Ms. Elias is likely the only principal connected with that premiere almost 60 years ago who is still extant. She was interviewed by Opera magazine in its July issue and the story was a delight. As a very young singer, she lucked out by being offered a major role in a new production--a new opera, no less. And she dared to tell the imperious Rudolf Bing, then the Met's general manager, that she thought she should have an aria written for her part as well.

Bing was known to cater to singers he liked and clearly she was one of them. He called Barber right then and said, "Sam, Rosalind is here and has something to ask you." And lo and behold, the great Samuel Barber wrote one for her, a good one too: "Must the winter come so soon?" which has become a recital hall staple.

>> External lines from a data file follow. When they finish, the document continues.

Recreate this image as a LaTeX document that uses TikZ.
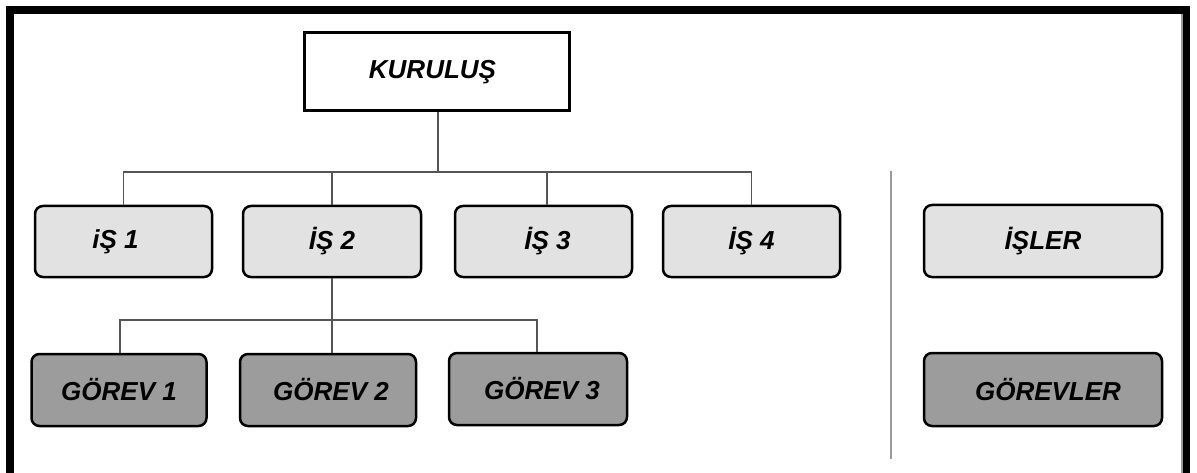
\documentclass[tikz,border=0pt]{standalone}
\usepackage{fontspec}
\setmainfont{Liberation Sans}
\begin{document}
\begin{tikzpicture}[x=1pt,y=-1pt,
  lbl/.style={font=\fontsize{26}{30}\selectfont\bfseries\itshape, text=black},
  topbox/.style={lbl, draw=black, line width=3pt, fill=white, minimum width=265pt, minimum height=78pt, inner sep=0pt},
  isbox/.style={lbl, draw=black, line width=2.5pt, fill=isgray, rounded corners=8pt, minimum width=177pt, minimum height=71pt, inner sep=0pt},
  gbox/.style={lbl, draw=black, line width=2.5pt, fill=ggray, rounded corners=8pt, minimum width=175pt, minimum height=72pt, inner sep=0pt},
  conn/.style={draw=linegray, line width=1.6pt},
]
\definecolor{isgray}{HTML}{E2E2E2}
\definecolor{ggray}{HTML}{9C9C9C}
\definecolor{linegray}{HTML}{555555}
\definecolor{sepgray}{HTML}{999999}
\useasboundingbox (0,0) rectangle (1197,473);
\fill[white] (0,0) rectangle (1197,473);
% frame
\draw[line width=8pt] (10,10) rectangle (1186,478);
\draw[sepgray, line width=2pt] (1181.5,14) -- (1181.5,473);

\node[topbox] (kur) at (436.5,72) {KURULUŞ\hspace*{8pt}};
\node[isbox] (is1) at (123.5,241.5) {iŞ 1\hspace*{16pt}};
\node[isbox, minimum width=178pt] (is2) at (332,241.5) {İŞ 2};
\node[isbox] (is3) at (543.5,241.5) {\hspace*{8pt}İŞ 3};
\node[isbox] (is4) at (751.5,241.5) {İŞ 4};
\node[isbox, minimum width=238pt, minimum height=72pt] (isler) at (1043,241) {İŞLER};

\node[gbox] (g1) at (119,390) {GÖREV 1};
\node[gbox, minimum width=176pt] (g2) at (328,390) {\hspace*{6pt}GÖREV 2};
\node[gbox, minimum width=178pt] (g3) at (538,389) {\hspace*{8pt}GÖREV 3};
\node[gbox, minimum width=238pt, minimum height=73pt] (gorevler) at (1043,389.5) {\hspace*{10pt}GÖREVLER};

% connectors
\coordinate (bus1) at (438,172);
\coordinate (bus2) at (332,320);
\draw[conn] (kur.south -| bus1) -- (bus1);
\draw[conn] (is1.north) |- (bus1) -| (is4.north);
\draw[conn] (is2.north) -- (is2.north |- bus1);
\draw[conn] ([xshift=3.5pt]is3.north) -- ([xshift=3.5pt]is3.north |- bus1);
\draw[conn] (is2.south) -- (bus2);
\draw[conn] ([xshift=1pt]g1.north) |- (bus2) -| ([xshift=-1pt]g3.north);
\draw[conn] ([xshift=4pt]g2.north) -- ([xshift=4pt]g2.north |- bus2);

% separator
\coordinate (septop) at (891,171);
\coordinate (sepbot) at (891,459);
\draw[sepgray, line width=2pt] (septop) -- (sepbot);
\end{tikzpicture}
\end{document}
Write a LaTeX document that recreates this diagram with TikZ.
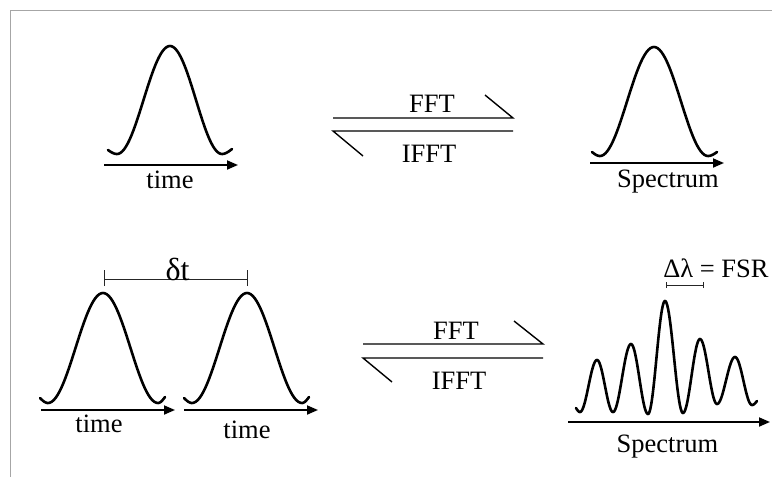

Elias remains the sole Erika in Met history, having sung the role in each revival. She has also sung the role of the Baroness, originated by the wonderful Regina Resnik.

Elias was always lucky, it seems. In the 60s, she sang Zerlina, the first mezzo to do so at the Met since the 1880s, with Elisabeth Schwarzkopf no less, who was getting on and not in good form, and who almost freaked Elias out, until Geraint Evans took Elias by the hand to get her away from the legend's problems. 

It's wonderful to recall that Elias starred in the first Met performance I ever attended--a student performance of Carmen in 1958, when I was in junior high and went on a school excursion to the old house on 39th Street. Just being in the amazing old building was exciting and now I realize what a trouper Elias was and why Bing must have liked her--here she is singing student performances, albeit of the opera with the greatest mezzo role, while in the same season singing the premiere of Vanessa.

Barber's opera, with libretto by Gian-Carlo Menotti, is now revived enough to be more than a curiosity. Should I be unable to make it to Santa Fe this summer, it's being done in the late fall at the Wexford Festival in Ireland.